Objet de toutes les relégations, les quartiers ont tendance à se couper du reste de la société. Retisser le lien par la mobilisation des habitants eux-mêmes, assurer l’interface et même la traduction avec les institutions, voici le pari fou des Voisins Malins.
article publié sur le site theconversation.com le 10 07 2018
La presse nous montre les quartiers difficiles comme des lieux d’incivilités et de trafics divers, mais ce sont surtout des lieux de solitude et de désarroi. Parlant peu le français, nombre d’habitants se sentent seuls face à la complexité administrative et ne peuvent guère faire valoir leurs droits. L’école où vont leurs enfants, les lieux culturels, et même le centre social leur paraît des univers étrangers, et quand le bureau de Poste est fermé, que les urgentistes ne viennent plus, le sentiment d’abandon s’installe.
Inventer des médiations nouvelles
Anne Charpy, après avoir travaillé pendant 15 ans en lien avec des quartiers populaires, a voulu lancer une initiative pour remédier à cette coupure.
« En 2008, le maire de Grigny, très impliqué dans sa ville de presque 30 000 habitants, n’a été réélu qu’avec à peine 2 000 voix, ce qui m’a profondément marqué. Pour les décideurs dont je faisais partie, il fallait que les services soucieux d’améliorer la situation et les habitants puissent se rencontrer. Les institutions n’étant plus le lieu adéquat, nombre d’associations étant à bout de souffle, il fallait inventer quelque chose qui parte des habitants. »

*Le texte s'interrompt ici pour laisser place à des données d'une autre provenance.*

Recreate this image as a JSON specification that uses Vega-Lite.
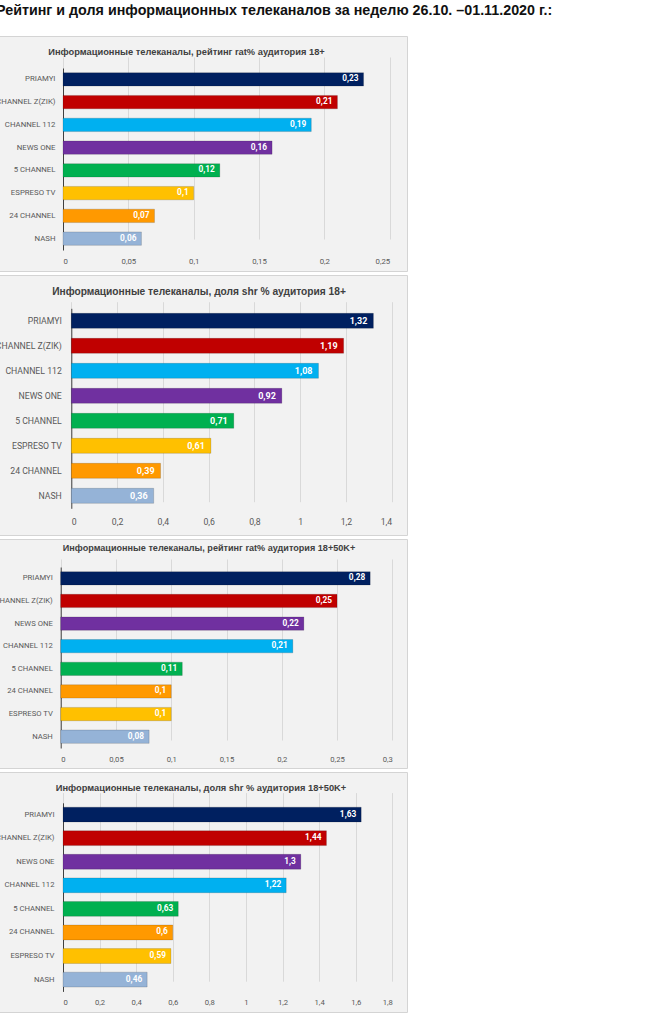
{
  "$schema": "https://vega.github.io/schema/vega-lite/v6.json",
  "padding": {"left": -9, "top": 4, "right": 0, "bottom": 0},
  "background": "white",
  "title": {"text": "Рейтинг и доля информационных телеканалов за неделю 26.10. –01.11.2020 г.:", "anchor": "start", "font": "Liberation Sans", "fontSize": 14.3, "fontWeight": "bold", "color": "#111111", "baseline": "alphabetic", "offset": 6, "dx": 2},
  "config": {
    "locale": {"number": {"decimal": ",", "thousands": " ", "grouping": [3], "currency": ["", ""]}},
    "view": {"fill": "#f2f2f2", "stroke": "#d4d4d4", "strokeWidth": 1},
    "axis": {"labelFont": "Roboto", "labelColor": "#595959", "title": null, "tickSize": 0, "ticks": false},
    "axisX": {"domain": false, "grid": true, "gridColor": "#d9d9d9", "gridWidth": 1},
    "axisY": {"domain": true, "domainColor": "#404040", "domainWidth": 1, "grid": false},
    "title": {"font": "Liberation Sans", "fontWeight": "bold", "color": "#404040", "anchor": "middle", "frame": "group", "baseline": "alphabetic"}
  },
  "datasets": {
    "p1": [
      {"channel": "PRIAMYI", "value": 0.23},
      {"channel": "CHANNEL  Z(ZIK)", "value": 0.21},
      {"channel": "CHANNEL  112", "value": 0.19},
      {"channel": "NEWS ONE", "value": 0.16},
      {"channel": "5 CHANNEL", "value": 0.12},
      {"channel": "ESPRESO TV", "value": 0.1},
      {"channel": "24 CHANNEL", "value": 0.07},
      {"channel": "NASH", "value": 0.06}
    ],
    "p2": [
      {"channel": "PRIAMYI", "value": 1.32},
      {"channel": "CHANNEL  Z(ZIK)", "value": 1.19},
      {"channel": "CHANNEL  112", "value": 1.08},
      {"channel": "NEWS ONE", "value": 0.92},
      {"channel": "5 CHANNEL", "value": 0.71},
      {"channel": "ESPRESO TV", "value": 0.61},
      {"channel": "24 CHANNEL", "value": 0.39},
      {"channel": "NASH", "value": 0.36}
    ],
    "p3": [
      {"channel": "PRIAMYI", "value": 0.28},
      {"channel": "CHANNEL  Z(ZIK)", "value": 0.25},
      {"channel": "NEWS ONE", "value": 0.22},
      {"channel": "CHANNEL  112", "value": 0.21},
      {"channel": "5 CHANNEL", "value": 0.11},
      {"channel": "24 CHANNEL", "value": 0.1},
      {"channel": "ESPRESO TV", "value": 0.1},
      {"channel": "NASH", "value": 0.08}
    ],
    "p4": [
      {"channel": "PRIAMYI", "value": 1.63},
      {"channel": "CHANNEL  Z(ZIK)", "value": 1.44},
      {"channel": "NEWS ONE", "value": 1.3},
      {"channel": "CHANNEL  112", "value": 1.22},
      {"channel": "5 CHANNEL", "value": 0.63},
      {"channel": "24 CHANNEL", "value": 0.6},
      {"channel": "ESPRESO TV", "value": 0.59},
      {"channel": "NASH", "value": 0.46}
    ]
  },
  "spacing": 2,
  "vconcat": [
    {
      "width": 413, "height": 235,
      "title": {"text": "Информационные телеканалы, рейтинг rat% аудитория 18+", "fontSize": 9.3, "offset": -21, "dx": -14},
      "data": {"name": "p1"},
      "encoding": {
        "y": {"field": "channel", "type": "nominal", "sort": null,
              "scale": {"range": [32, 214], "paddingInner": 0.41, "paddingOuter": 0.205},
              "axis": {"offset": -69, "labelPadding": 8, "labelFontSize": 7.8}},
        "x": {"field": "value", "type": "quantitative",
              "scale": {"domain": [0, 0.25], "range": [69, 395.7]},
              "axis": {"values": [0, 0.05, 0.1, 0.15, 0.2, 0.25], "format": "~g", "offset": -21, "labelPadding": 7, "labelFontSize": 7.8}}
      },
      "layer": [
        {"mark": {"type": "bar", "stroke": "#000000", "strokeOpacity": 0.15, "strokeWidth": 1},
         "encoding": {"color": {"field": "channel", "type": "nominal", "legend": null,
           "scale": {"domain": ["PRIAMYI", "CHANNEL  Z(ZIK)", "CHANNEL  112", "NEWS ONE", "5 CHANNEL", "ESPRESO TV", "24 CHANNEL", "NASH"],
                     "range": ["#002060", "#C00000", "#00B0F0", "#7030A0", "#00B050", "#FFC000", "#FF9900", "#95B3D7"]}}}},
        {"mark": {"type": "text", "align": "right", "baseline": "middle", "dx": -5, "color": "white", "fontWeight": "bold", "font": "Roboto", "fontSize": 8.3},
         "encoding": {"text": {"field": "value", "type": "quantitative", "format": ".3~g"}}}
      ]
    },
    {
      "width": 413, "height": 260,
      "title": {"text": "Информационные телеканалы, доля shr % аудитория 18+", "fontSize": 10.2, "offset": -22, "dx": -1.5},
      "data": {"name": "p2"},
      "encoding": {
        "y": {"field": "channel", "type": "nominal", "sort": null,
              "scale": {"range": [33.3, 233.3], "paddingInner": 0.4, "paddingOuter": 0.2},
              "axis": {"offset": -77.3, "labelPadding": 10, "labelFontSize": 8.7}},
        "x": {"field": "value", "type": "quantitative",
              "scale": {"domain": [0, 1.4], "range": [77.3, 397.7]},
              "axis": {"values": [0, 0.2, 0.4, 0.6, 0.8, 1, 1.2, 1.4], "format": "~g", "offset": -26.7, "labelPadding": 9, "labelFontSize": 8.7}}
      },
      "layer": [
        {"mark": {"type": "bar", "stroke": "#000000", "strokeOpacity": 0.15, "strokeWidth": 1},
         "encoding": {"color": {"field": "channel", "type": "nominal", "legend": null,
           "scale": {"domain": ["PRIAMYI", "CHANNEL  Z(ZIK)", "CHANNEL  112", "NEWS ONE", "5 CHANNEL", "ESPRESO TV", "24 CHANNEL", "NASH"],
                     "range": ["#002060", "#C00000", "#00B0F0", "#7030A0", "#00B050", "#FFC000", "#FF9900", "#95B3D7"]}}}},
        {"mark": {"type": "text", "align": "right", "baseline": "middle", "dx": -6, "color": "white", "fontWeight": "bold", "font": "Roboto", "fontSize": 9},
         "encoding": {"text": {"field": "value", "type": "quantitative", "format": ".3~g"}}}
      ]
    },
    {
      "width": 413, "height": 229,
      "title": {"text": "Информационные телеканалы, рейтинг rat% аудитория 18+50K+", "fontSize": 9.1, "offset": -14, "dx": 8.5},
      "data": {"name": "p3"},
      "encoding": {
        "y": {"field": "channel", "type": "nominal", "sort": null,
              "scale": {"range": [28, 209], "paddingInner": 0.41, "paddingOuter": 0.205},
              "axis": {"offset": -66.7, "labelPadding": 8.4, "labelFontSize": 7.7}},
        "x": {"field": "value", "type": "quantitative",
              "scale": {"domain": [0, 0.3], "range": [66.7, 398.3]},
              "axis": {"values": [0, 0.05, 0.1, 0.15, 0.2, 0.25, 0.3], "format": "~g", "offset": -20, "labelPadding": 7, "labelFontSize": 7.7}}
      },
      "layer": [
        {"mark": {"type": "bar", "stroke": "#000000", "strokeOpacity": 0.15, "strokeWidth": 1},
         "encoding": {"color": {"field": "channel", "type": "nominal", "legend": null,
           "scale": {"domain": ["PRIAMYI", "CHANNEL  Z(ZIK)", "CHANNEL  112", "NEWS ONE", "5 CHANNEL", "ESPRESO TV", "24 CHANNEL", "NASH"],
                     "range": ["#002060", "#C00000", "#00B0F0", "#7030A0", "#00B050", "#FFC000", "#FF9900", "#95B3D7"]}}}},
        {"mark": {"type": "text", "align": "right", "baseline": "middle", "dx": -5, "color": "white", "fontWeight": "bold", "font": "Roboto", "fontSize": 8.3},
         "encoding": {"text": {"field": "value", "type": "quantitative", "format": ".3~g"}}}
      ]
    },
    {
      "width": 413, "height": 240,
      "title": {"text": "Информационные телеканалы, доля shr % аудитория 18+50K+", "fontSize": 9.3, "offset": -21, "dx": 0.5},
      "data": {"name": "p4"},
      "encoding": {
        "y": {"field": "channel", "type": "nominal", "sort": null,
              "scale": {"range": [30.8, 219.4], "paddingInner": 0.37, "paddingOuter": 0.185},
              "axis": {"offset": -69, "labelPadding": 9, "labelFontSize": 7.7}},
        "x": {"field": "value", "type": "quantitative",
              "scale": {"domain": [0, 1.8], "range": [69, 398.3]},
              "axis": {"values": [0, 0.2, 0.4, 0.6, 0.8, 1, 1.2, 1.4, 1.6, 1.8], "format": "~g", "offset": -20.6, "labelPadding": 7, "labelFontSize": 7.7}}
      },
      "layer": [
        {"mark": {"type": "bar", "stroke": "#000000", "strokeOpacity": 0.15, "strokeWidth": 1},
         "encoding": {"color": {"field": "channel", "type": "nominal", "legend": null,
           "scale": {"domain": ["PRIAMYI", "CHANNEL  Z(ZIK)", "CHANNEL  112", "NEWS ONE", "5 CHANNEL", "ESPRESO TV", "24 CHANNEL", "NASH"],
                     "range": ["#002060", "#C00000", "#00B0F0", "#7030A0", "#00B050", "#FFC000", "#FF9900", "#95B3D7"]}}}},
        {"mark": {"type": "text", "align": "right", "baseline": "middle", "dx": -5, "color": "white", "fontWeight": "bold", "font": "Roboto", "fontSize": 8.3},
         "encoding": {"text": {"field": "value", "type": "quantitative", "format": ".3~g"}}}
      ]
    }
  ]
}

Alors directrice du GIP Grigny-Viry-Châtillon, elle et son équipe avaient trouvé une dizaine d’habitants parlant différentes langues qui avaient accepté de servir de traducteurs, par exemple, entre les instituteurs et les familles. Une centaine de familles avaient ainsi été remises en contact avec les écoles. Puis les traducteurs eurent l’idée de traduire les contes lus lors de soirées du centre social, les rendant accessibles à davantage de personnes.